--- The exercise ---
Lines containing the string "document" are to be collected in full.

--- Data provided ---
[start]
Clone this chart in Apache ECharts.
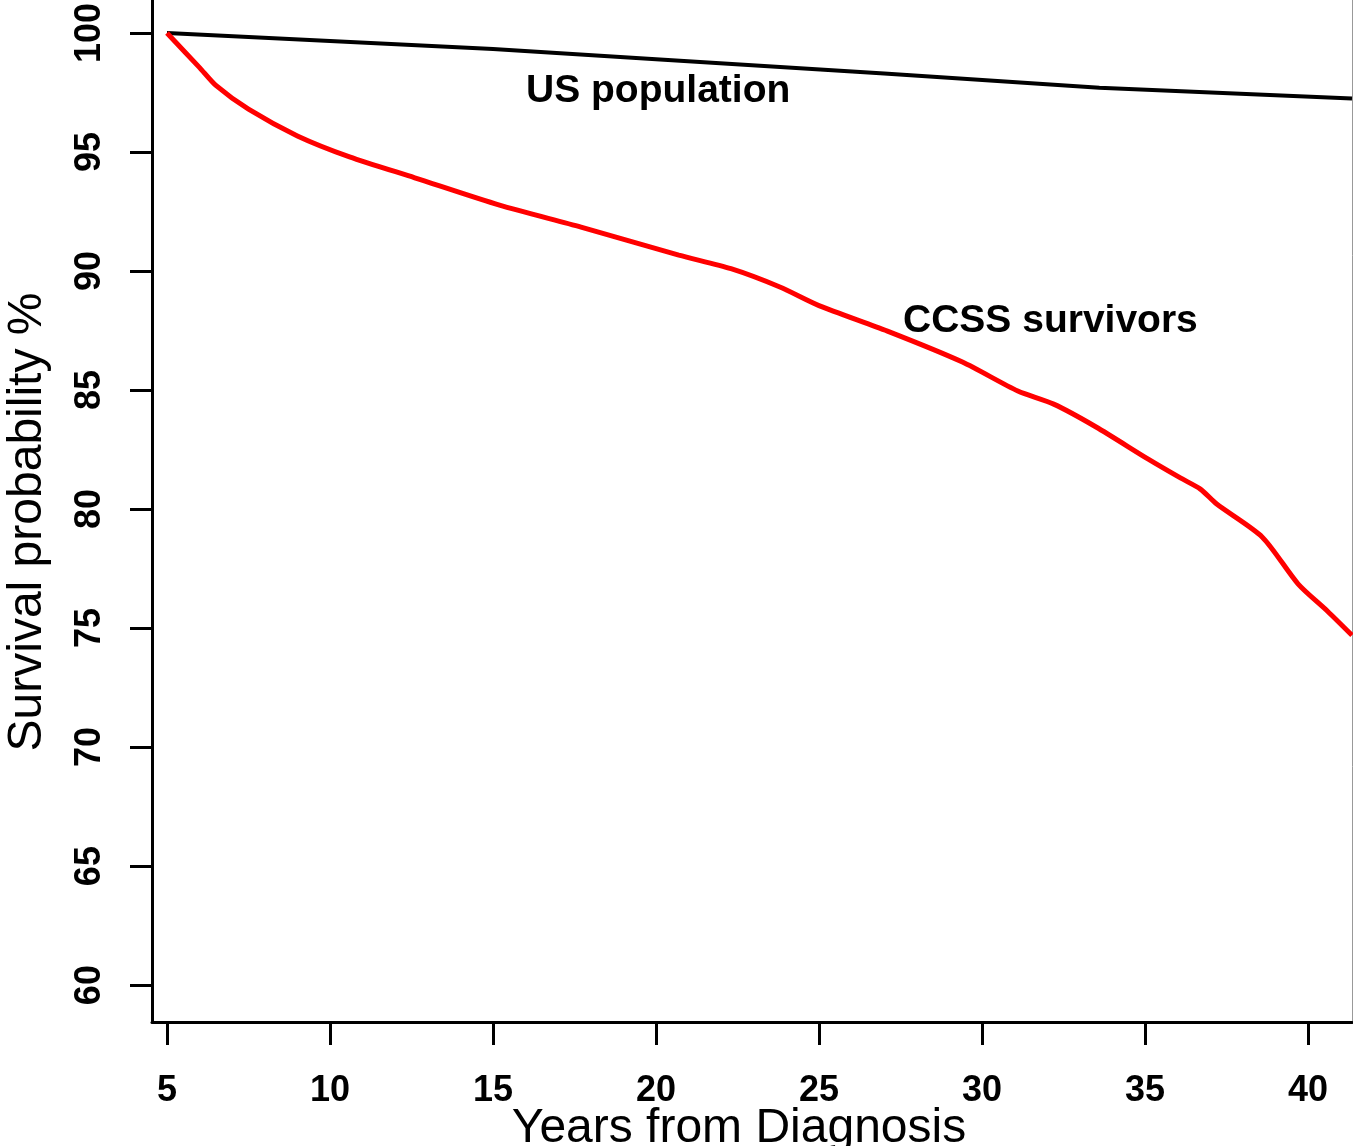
[end]
[start]
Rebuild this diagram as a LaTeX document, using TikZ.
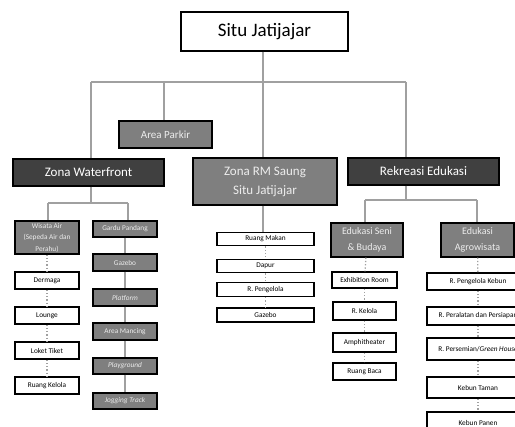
[end]
[start]
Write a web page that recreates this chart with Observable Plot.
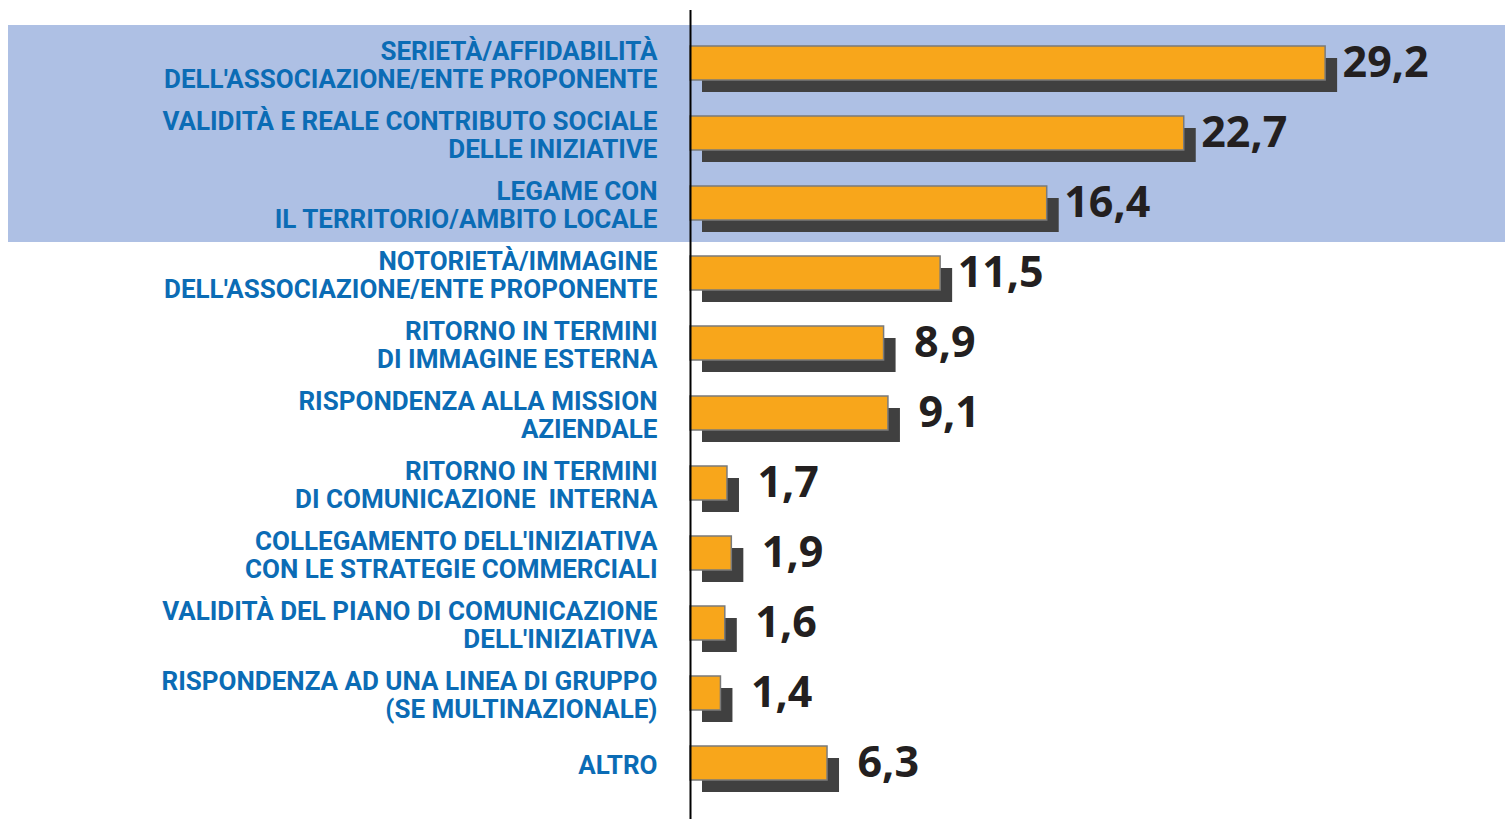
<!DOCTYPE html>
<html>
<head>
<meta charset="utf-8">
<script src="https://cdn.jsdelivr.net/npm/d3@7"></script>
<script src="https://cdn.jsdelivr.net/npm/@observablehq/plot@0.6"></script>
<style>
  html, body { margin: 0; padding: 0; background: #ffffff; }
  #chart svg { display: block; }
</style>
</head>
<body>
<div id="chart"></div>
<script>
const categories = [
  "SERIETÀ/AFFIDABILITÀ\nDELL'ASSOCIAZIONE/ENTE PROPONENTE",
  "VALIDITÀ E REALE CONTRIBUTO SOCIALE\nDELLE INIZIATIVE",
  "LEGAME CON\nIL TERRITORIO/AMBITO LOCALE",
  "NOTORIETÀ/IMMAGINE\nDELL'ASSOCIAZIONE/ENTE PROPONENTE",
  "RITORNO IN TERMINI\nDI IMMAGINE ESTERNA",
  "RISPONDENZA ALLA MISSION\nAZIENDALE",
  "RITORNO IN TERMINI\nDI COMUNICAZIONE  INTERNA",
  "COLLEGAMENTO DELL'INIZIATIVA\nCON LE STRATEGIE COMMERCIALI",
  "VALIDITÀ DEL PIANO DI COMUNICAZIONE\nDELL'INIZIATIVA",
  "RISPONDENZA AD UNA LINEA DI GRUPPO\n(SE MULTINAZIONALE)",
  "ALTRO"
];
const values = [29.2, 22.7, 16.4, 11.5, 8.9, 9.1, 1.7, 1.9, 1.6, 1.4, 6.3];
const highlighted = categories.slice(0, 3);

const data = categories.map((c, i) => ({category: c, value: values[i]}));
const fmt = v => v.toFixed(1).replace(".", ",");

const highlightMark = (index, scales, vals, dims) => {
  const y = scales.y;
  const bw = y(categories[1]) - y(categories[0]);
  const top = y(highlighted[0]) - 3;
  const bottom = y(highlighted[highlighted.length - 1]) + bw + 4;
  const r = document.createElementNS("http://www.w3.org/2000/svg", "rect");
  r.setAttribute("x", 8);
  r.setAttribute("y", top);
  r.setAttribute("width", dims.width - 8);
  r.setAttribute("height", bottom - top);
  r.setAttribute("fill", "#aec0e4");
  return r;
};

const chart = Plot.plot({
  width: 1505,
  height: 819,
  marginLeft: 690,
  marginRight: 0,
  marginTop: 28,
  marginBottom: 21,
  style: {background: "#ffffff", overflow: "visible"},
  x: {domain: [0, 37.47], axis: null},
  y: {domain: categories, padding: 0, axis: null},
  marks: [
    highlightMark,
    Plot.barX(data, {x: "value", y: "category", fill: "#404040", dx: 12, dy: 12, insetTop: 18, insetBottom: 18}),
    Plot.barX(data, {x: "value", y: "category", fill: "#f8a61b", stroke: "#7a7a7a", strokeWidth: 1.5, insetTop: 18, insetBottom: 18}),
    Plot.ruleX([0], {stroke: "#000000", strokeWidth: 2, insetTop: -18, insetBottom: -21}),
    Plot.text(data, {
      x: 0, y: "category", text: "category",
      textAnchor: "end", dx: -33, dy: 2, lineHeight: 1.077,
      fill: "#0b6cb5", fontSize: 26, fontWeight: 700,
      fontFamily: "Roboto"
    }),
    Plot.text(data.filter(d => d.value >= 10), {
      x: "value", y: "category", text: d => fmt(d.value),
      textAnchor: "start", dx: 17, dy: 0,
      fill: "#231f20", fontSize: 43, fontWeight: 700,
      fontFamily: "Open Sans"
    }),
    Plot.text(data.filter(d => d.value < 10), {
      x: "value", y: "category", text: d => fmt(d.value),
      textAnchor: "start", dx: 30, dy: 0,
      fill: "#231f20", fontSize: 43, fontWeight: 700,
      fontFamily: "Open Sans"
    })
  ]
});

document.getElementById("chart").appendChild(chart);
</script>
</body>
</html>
[end]
--- Exercise result ---
Rebuild this diagram as a LaTeX document, using TikZ.
  const r = document.createElementNS("http://www.w3.org/2000/svg", "rect");
document.getElementById("chart").appendChild(chart);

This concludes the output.